**Required task:**
Without the pictures, output the records below word for word.

□ □ □ □ □ □ □

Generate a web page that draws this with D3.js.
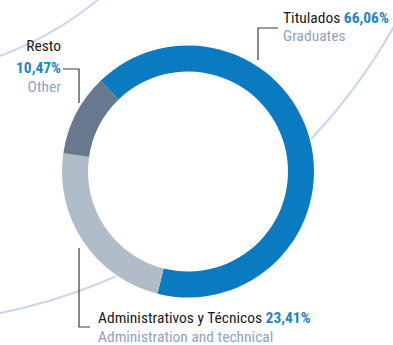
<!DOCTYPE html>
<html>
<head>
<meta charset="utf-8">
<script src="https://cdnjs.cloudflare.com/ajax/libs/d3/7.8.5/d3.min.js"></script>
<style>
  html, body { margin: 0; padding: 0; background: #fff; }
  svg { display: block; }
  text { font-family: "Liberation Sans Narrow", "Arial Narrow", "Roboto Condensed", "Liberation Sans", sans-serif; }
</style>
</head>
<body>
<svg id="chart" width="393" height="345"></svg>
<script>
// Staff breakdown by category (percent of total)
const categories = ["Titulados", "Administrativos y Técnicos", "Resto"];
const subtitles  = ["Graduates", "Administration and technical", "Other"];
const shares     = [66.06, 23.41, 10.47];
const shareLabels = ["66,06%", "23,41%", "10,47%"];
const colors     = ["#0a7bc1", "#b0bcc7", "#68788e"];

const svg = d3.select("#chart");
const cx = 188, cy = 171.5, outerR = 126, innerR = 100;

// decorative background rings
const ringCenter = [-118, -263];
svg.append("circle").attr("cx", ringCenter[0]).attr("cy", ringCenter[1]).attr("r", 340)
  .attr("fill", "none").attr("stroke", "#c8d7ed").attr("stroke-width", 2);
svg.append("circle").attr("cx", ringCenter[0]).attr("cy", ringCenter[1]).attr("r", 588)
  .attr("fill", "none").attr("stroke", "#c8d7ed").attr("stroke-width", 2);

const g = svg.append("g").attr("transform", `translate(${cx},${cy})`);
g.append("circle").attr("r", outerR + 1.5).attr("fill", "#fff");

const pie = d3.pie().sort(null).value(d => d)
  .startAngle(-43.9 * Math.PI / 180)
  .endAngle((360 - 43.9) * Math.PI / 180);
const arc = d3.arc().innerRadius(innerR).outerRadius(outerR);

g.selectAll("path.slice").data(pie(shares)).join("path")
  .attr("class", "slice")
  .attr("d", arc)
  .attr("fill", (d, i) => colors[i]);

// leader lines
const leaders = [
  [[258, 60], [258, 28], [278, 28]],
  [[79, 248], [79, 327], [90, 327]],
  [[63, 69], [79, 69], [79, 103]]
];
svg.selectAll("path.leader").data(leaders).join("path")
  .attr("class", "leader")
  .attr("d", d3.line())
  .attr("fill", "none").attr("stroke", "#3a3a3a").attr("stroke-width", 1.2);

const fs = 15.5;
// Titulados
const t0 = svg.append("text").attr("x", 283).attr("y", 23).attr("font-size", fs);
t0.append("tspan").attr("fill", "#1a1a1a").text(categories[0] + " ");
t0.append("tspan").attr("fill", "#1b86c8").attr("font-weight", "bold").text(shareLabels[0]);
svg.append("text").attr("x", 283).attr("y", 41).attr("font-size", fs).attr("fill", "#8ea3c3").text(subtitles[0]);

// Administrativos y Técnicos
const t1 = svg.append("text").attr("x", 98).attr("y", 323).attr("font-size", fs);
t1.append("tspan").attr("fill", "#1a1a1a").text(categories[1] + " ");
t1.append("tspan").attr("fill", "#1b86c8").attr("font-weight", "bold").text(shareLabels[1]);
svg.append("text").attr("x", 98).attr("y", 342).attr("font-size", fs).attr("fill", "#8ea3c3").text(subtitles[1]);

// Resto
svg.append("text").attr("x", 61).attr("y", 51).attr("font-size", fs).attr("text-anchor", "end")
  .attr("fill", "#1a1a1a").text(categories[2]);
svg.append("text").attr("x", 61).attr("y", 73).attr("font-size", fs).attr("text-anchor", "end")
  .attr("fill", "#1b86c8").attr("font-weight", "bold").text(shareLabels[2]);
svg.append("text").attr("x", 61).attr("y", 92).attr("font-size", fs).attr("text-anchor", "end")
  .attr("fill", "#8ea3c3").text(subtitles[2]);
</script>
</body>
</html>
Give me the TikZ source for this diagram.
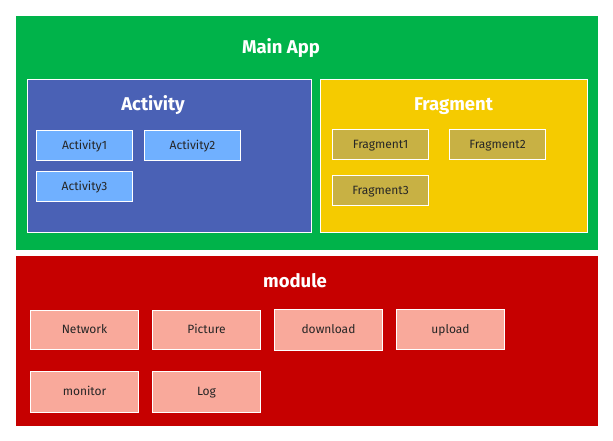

□ □ □ □ □ □ □

**Written answer:**
Generate a web page that draws this with D3.js.
<!DOCTYPE html>
<html>
<head>
<meta charset="utf-8">
<script src="https://cdnjs.cloudflare.com/ajax/libs/d3/7.8.5/d3.min.js"></script>
<style>
  html, body { margin: 0; padding: 0; background: #fff; }
  svg { display: block; }
  text { font-family: "Liberation Sans Narrow", "Arial Narrow", "Roboto Condensed", "Liberation Sans", sans-serif; }
</style>
</head>
<body>
<svg id="chart" width="393" height="345"></svg>
<script>
// Staff breakdown by category (percent of total)
const categories = ["Titulados", "Administrativos y Técnicos", "Resto"];
const subtitles  = ["Graduates", "Administration and technical", "Other"];
const shares     = [66.06, 23.41, 10.47];
const shareLabels = ["66,06%", "23,41%", "10,47%"];
const colors     = ["#0a7bc1", "#b0bcc7", "#68788e"];

const svg = d3.select("#chart");
const cx = 188, cy = 171.5, outerR = 126, innerR = 100;

// decorative background rings
const ringCenter = [-118, -263];
svg.append("circle").attr("cx", ringCenter[0]).attr("cy", ringCenter[1]).attr("r", 340)
  .attr("fill", "none").attr("stroke", "#c8d7ed").attr("stroke-width", 2);
svg.append("circle").attr("cx", ringCenter[0]).attr("cy", ringCenter[1]).attr("r", 588)
  .attr("fill", "none").attr("stroke", "#c8d7ed").attr("stroke-width", 2);

const g = svg.append("g").attr("transform", `translate(${cx},${cy})`);
g.append("circle").attr("r", outerR + 1.5).attr("fill", "#fff");

const pie = d3.pie().sort(null).value(d => d)
  .startAngle(-43.9 * Math.PI / 180)
  .endAngle((360 - 43.9) * Math.PI / 180);
const arc = d3.arc().innerRadius(innerR).outerRadius(outerR);

g.selectAll("path.slice").data(pie(shares)).join("path")
  .attr("class", "slice")
  .attr("d", arc)
  .attr("fill", (d, i) => colors[i]);

// leader lines
const leaders = [
  [[258, 60], [258, 28], [278, 28]],
  [[79, 248], [79, 327], [90, 327]],
  [[63, 69], [79, 69], [79, 103]]
];
svg.selectAll("path.leader").data(leaders).join("path")
  .attr("class", "leader")
  .attr("d", d3.line())
  .attr("fill", "none").attr("stroke", "#3a3a3a").attr("stroke-width", 1.2);

const fs = 15.5;
// Titulados
const t0 = svg.append("text").attr("x", 283).attr("y", 23).attr("font-size", fs);
t0.append("tspan").attr("fill", "#1a1a1a").text(categories[0] + " ");
t0.append("tspan").attr("fill", "#1b86c8").attr("font-weight", "bold").text(shareLabels[0]);
svg.append("text").attr("x", 283).attr("y", 41).attr("font-size", fs).attr("fill", "#8ea3c3").text(subtitles[0]);

// Administrativos y Técnicos
const t1 = svg.append("text").attr("x", 98).attr("y", 323).attr("font-size", fs);
t1.append("tspan").attr("fill", "#1a1a1a").text(categories[1] + " ");
t1.append("tspan").attr("fill", "#1b86c8").attr("font-weight", "bold").text(shareLabels[1]);
svg.append("text").attr("x", 98).attr("y", 342).attr("font-size", fs).attr("fill", "#8ea3c3").text(subtitles[1]);

// Resto
svg.append("text").attr("x", 61).attr("y", 51).attr("font-size", fs).attr("text-anchor", "end")
  .attr("fill", "#1a1a1a").text(categories[2]);
svg.append("text").attr("x", 61).attr("y", 73).attr("font-size", fs).attr("text-anchor", "end")
  .attr("fill", "#1b86c8").attr("font-weight", "bold").text(shareLabels[2]);
svg.append("text").attr("x", 61).attr("y", 92).attr("font-size", fs).attr("text-anchor", "end")
  .attr("fill", "#8ea3c3").text(subtitles[2]);
</script>
</body>
</html>
Give me the TikZ source for this diagram.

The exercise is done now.